Minggu, 12 Februari 2012

MALAIKAT CEROBOH



          Peristiwa ini aku alami sekitar setahun yang lalu. Sabtu itu aku berencana pergi ke kampus IPB di Dermaga. Jujur, aku tak tahu ada kampus IPB di Dermaga. Setahuku kampus IPB itu berada dekat terminal Baranang Siang. Apalagi, aku sama sekali belum pernah ke daerah bernama Dermaga tersebut, meskipun nama kabupaten itu cukup akrab ditelingaku.
       Tujuanku ke IPB bukanlah untuk mendaftar kuliah atau hal apapun yang ada kaitannya dengan perkuliahan ditempat tersebut, melainkan ada pertemuan perdana atas perekrutan anggota baru FLP Bogor. Pertemuan itu tepatnya dilaksanakan di masjid Al-Hurriyah yang berada di kawasan kampus tersebut.

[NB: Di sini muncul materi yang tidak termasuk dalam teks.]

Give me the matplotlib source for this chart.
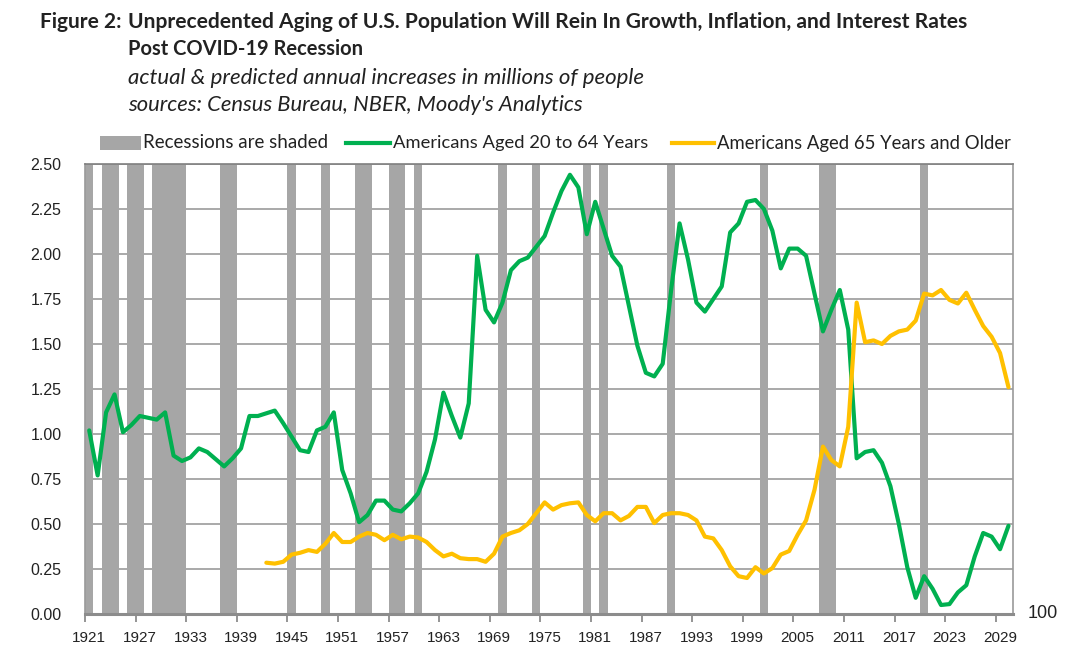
import numpy as np
import matplotlib
matplotlib.use("Agg")
import matplotlib.pyplot as plt
from matplotlib.lines import Line2D
from matplotlib.patches import Rectangle

# ---------------- data ----------------
years = list(range(1921, 2031))

recession_years = [1921, 1923, 1924, 1926, 1927, 1929, 1930, 1931, 1932, 1937, 1938,
                   1945, 1949, 1953, 1954, 1957, 1958, 1960, 1970, 1974, 1980, 1982,
                   1990, 2001, 2008, 2009, 2020]

aged_20_64 = [1.02, 0.77, 1.12, 1.22, 1.01, 1.05, 1.10, 1.09, 1.08, 1.12,
              0.88, 0.85, 0.87, 0.92, 0.90, 0.86, 0.82, 0.865, 0.92, 1.10,
              1.10, 1.115, 1.13, 1.06, 0.985, 0.91, 0.90, 1.02, 1.04, 1.12,
              0.80, 0.67, 0.51, 0.55, 0.63, 0.63, 0.58, 0.57, 0.615, 0.67,
              0.79, 0.97, 1.23, 1.10, 0.98, 1.17, 1.99, 1.69, 1.62, 1.73,
              1.91, 1.96, 1.98, 2.04, 2.10, 2.23, 2.35, 2.44, 2.37, 2.11,
              2.29, 2.14, 1.99, 1.93, 1.71, 1.49, 1.34, 1.32, 1.39, 1.80,
              2.17, 1.97, 1.73, 1.68, 1.75, 1.82, 2.12, 2.17, 2.29, 2.30,
              2.25, 2.13, 1.92, 2.03, 2.03, 1.99, 1.78, 1.57, 1.69, 1.80,
              1.58, 0.865, 0.90, 0.91, 0.84, 0.71, 0.50, 0.26, 0.09, 0.21,
              0.14, 0.05, 0.055, 0.12, 0.16, 0.32, 0.45, 0.43, 0.36, 0.49]

years_65 = list(range(1942, 2031))
aged_65_plus = [0.285, 0.28, 0.29, 0.33, 0.34, 0.355, 0.345, 0.39, 0.45,
                0.40, 0.40, 0.43, 0.45, 0.44, 0.41, 0.44, 0.415, 0.43, 0.425,
                0.40, 0.355, 0.32, 0.335, 0.31, 0.305, 0.305, 0.29, 0.335, 0.43,
                0.45, 0.465, 0.50, 0.56, 0.62, 0.58, 0.605, 0.615, 0.62, 0.55,
                0.515, 0.56, 0.56, 0.52, 0.545, 0.595, 0.595, 0.505, 0.55, 0.56,
                0.56, 0.55, 0.52, 0.43, 0.42, 0.355, 0.265, 0.21, 0.20, 0.26,
                0.225, 0.255, 0.33, 0.35, 0.44, 0.52, 0.69, 0.93, 0.855, 0.82,
                1.04, 1.73, 1.51, 1.52, 1.50, 1.545, 1.57, 1.58, 1.63, 1.78,
                1.77, 1.80, 1.745, 1.725, 1.785, 1.69, 1.60, 1.54, 1.45, 1.26]

y_ticks = [0.0, 0.25, 0.5, 0.75, 1.0, 1.25, 1.5, 1.75, 2.0, 2.25, 2.5]
x_label_years = list(range(1921, 2030, 6))

title_lead = "Figure 2:"
title_line1 = "Unprecedented Aging of U.S. Population Will Rein In Growth, Inflation, and Interest Rates"
title_line2 = "Post COVID-19 Recession"
sub_line1 = "actual & predicted annual increases in millions of people"
sub_line2 = "sources: Census Bureau, NBER, Moody's Analytics"
legend_labels = ["Recessions are shaded", "Americans Aged 20 to 64 Years",
                 "Americans Aged 65 Years and Older"]

# ---------------- style ----------------
GREEN = "#00B050"
GOLD = "#FFC000"
BAR_GRAY = "#A6A6A6"
GRID = "#A9A9A9"
TXT = "#222222"
TICKFONT = ["Liberation Sans", "DejaVu Sans"]
HEADFONT = ["Lato", "Liberation Sans", "DejaVu Sans"]

W, H = 1080, 665
fig = plt.figure(figsize=(W / 100, H / 100), dpi=100)
fig.patch.set_facecolor("white")


def fx(px):
    return px / W


def fy(py):
    return 1 - py / H


left, right, top, bottom = 85, 1012.7, 164, 614
ax = fig.add_axes([fx(left), fy(bottom), fx(right - left), (bottom - top) / H])

ax.set_xlim(1920.5, 2030.5)
ax.set_ylim(0, 2.5)

# gridlines
ax.set_yticks(y_ticks)
ax.yaxis.grid(True, color=GRID, linewidth=1.4, zorder=0)
ax.set_axisbelow(True)

# recession bars
ax.bar(recession_years, [2.5] * len(recession_years), width=1.0, color=BAR_GRAY,
       edgecolor="none", zorder=1)

ax.plot(years, aged_20_64, color=GREEN, linewidth=3.0, zorder=3,
        solid_joinstyle="round", solid_capstyle="round")
ax.plot(years_65, aged_65_plus, color=GOLD, linewidth=3.0, zorder=3,
        solid_joinstyle="round", solid_capstyle="round")

# y tick labels
ax.set_yticklabels([f"{v:.2f}" for v in y_ticks])
ax.tick_params(axis="y", length=0, pad=17, labelsize=11.5, labelcolor=TXT)
for lab in ax.get_yticklabels():
    lab.set_family(TICKFONT)

# x ticks: marks at category boundaries, labels at category centres
ax.set_xticks([y - 0.5 for y in x_label_years])
ax.set_xticklabels([])
ax.tick_params(axis="x", which="major", length=6, width=1.3, color="#8C8C8C", direction="out")
ax.set_xticks(x_label_years, minor=True)
ax.set_xticklabels([str(y) for y in x_label_years], minor=True)
ax.tick_params(axis="x", which="minor", length=0, pad=12, labelsize=11, labelcolor=TXT)
for lab in ax.get_xticklabels(minor=True):
    lab.set_family(TICKFONT)

for side in ["top", "right", "left"]:
    ax.spines[side].set_color("#9A9A9A")
    ax.spines[side].set_linewidth(1.2)
ax.spines["top"].set_color("#7F7F7F")
ax.spines["bottom"].set_color("#8C8C8C")
ax.spines["bottom"].set_linewidth(2.2)
ax.spines["bottom"].set_zorder(4)

# secondary axis maximum label
fig.text(fx(1028), fy(614), "100", ha="left", va="center", fontsize=13,
         color=TXT, family=TICKFONT)

# ---------------- titles (fit to measured widths) ----------------
renderer = fig.canvas.get_renderer()


def fit_text(x0, x1, yc, s, **kw):
    t = fig.text(fx(x0), fy(yc), s, ha="left", va="center", fontsize=14, **kw)
    bb = t.get_window_extent(renderer=renderer)
    t.set_fontsize(14 * (x1 - x0) / bb.width)
    return t


fit_text(40, 122, 22, title_lead, fontweight="bold", color=TXT, family=HEADFONT)
fit_text(128, 972, 22, title_line1, fontweight="bold", color=TXT, family=HEADFONT)
fit_text(128, 365, 49, title_line2, fontweight="bold", color=TXT, family=HEADFONT)
fit_text(128, 648, 78, sub_line1, style="italic", color=TXT, family=HEADFONT)
fit_text(128, 585, 105, sub_line2, style="italic", color=TXT, family=HEADFONT)

# ---------------- legend ----------------
leg_y = 143
fig.patches.append(Rectangle((fx(100), fy(leg_y + 7)), fx(141) - fx(100), (14) / H,
                             transform=fig.transFigure, facecolor=BAR_GRAY,
                             edgecolor="none"))
fig.lines.append(Line2D([fx(346), fx(390)], [fy(leg_y), fy(leg_y)],
                        transform=fig.transFigure, color=GREEN, linewidth=3.0))
fig.lines.append(Line2D([fx(672), fx(714)], [fy(leg_y), fy(leg_y)],
                        transform=fig.transFigure, color=GOLD, linewidth=3.0))
fit_text(143, 328, leg_y, legend_labels[0], color=TXT, family=HEADFONT)
fit_text(393, 648, leg_y, legend_labels[1], color=TXT, family=HEADFONT)
fit_text(717, 1012, leg_y, legend_labels[2], color=TXT, family=HEADFONT)

fig.savefig("out.png", dpi=100, facecolor="white")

        Sebagai orang yang belum mengenal daerah tersebut, tentunya aku tanya sana-sini kepada orang yang kupikir mengetahuinya. Terutama pada sopir angkot yang lebih tahu jalan dan pastinya juga yang mengantarku sampai tempat tujuan. Aku tak menyangka ternyata jarak tempuh kampus IPB Dermaga dari terminal Baranang Siang cukup menguras emosi dan tenaga. Aku mesti turun di dua terminal dan mengganti sopir tiga kali----sekali naik bis dan dua kali naik angkot. Barangkali ini kali pertamanya aku kesana aku merasa jaraknya sangat jauh----atau benar memang jauh. Apalagi aku diburu-buru waktu.

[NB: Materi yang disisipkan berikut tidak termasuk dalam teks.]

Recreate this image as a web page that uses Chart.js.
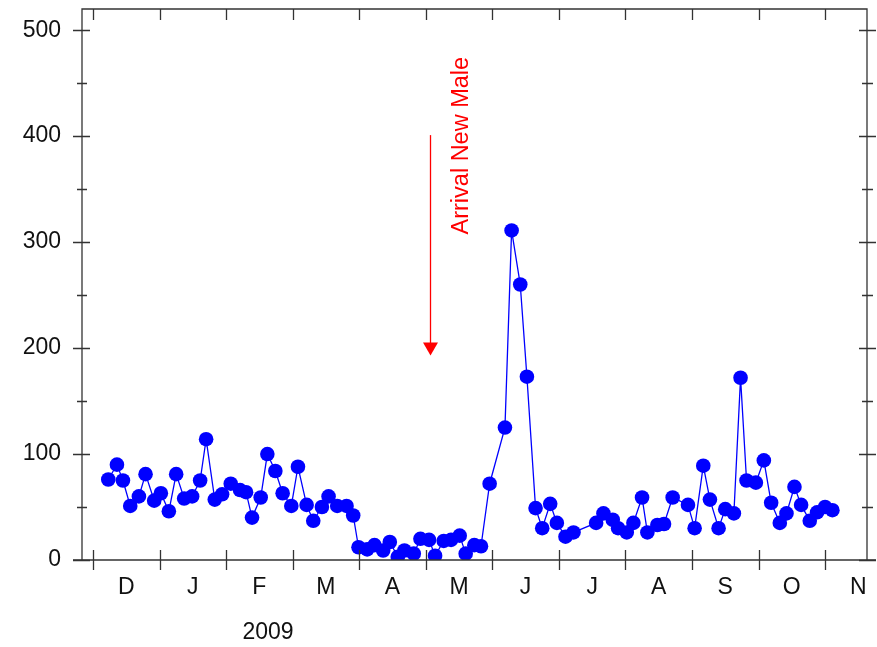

         Sesampainya di kawasan kampus IPB aku kebingungan. Tapi, menurut SMS yang kuterima sehari sebelumnya, aku disarankan untuk naik ojeg. Karena sudah jauh terlambat, kuturuti saja saran tersebut. Dengan naik ojeg aku tak perlu lagi tanya sana-sini seperti orang tersesat. Akhirnya, aku tiba juga di masjid Al-Huriyyah.
         Tapi justru didalam masjid ini aku baru benar-benar merasakan apa yang namanya tersesat. Aku bertanya pada salah seorang pemuda yang tengah sibuk membuka-buka bukunya. Sialnya ia pun tak tahu dimana ruang Abu Bakar itu, tempat pertemuan perdana berlangsung disana. Jadilah, aku sisir masjid itu, berkeliling dengan langkah yang gak jelas mau kemana.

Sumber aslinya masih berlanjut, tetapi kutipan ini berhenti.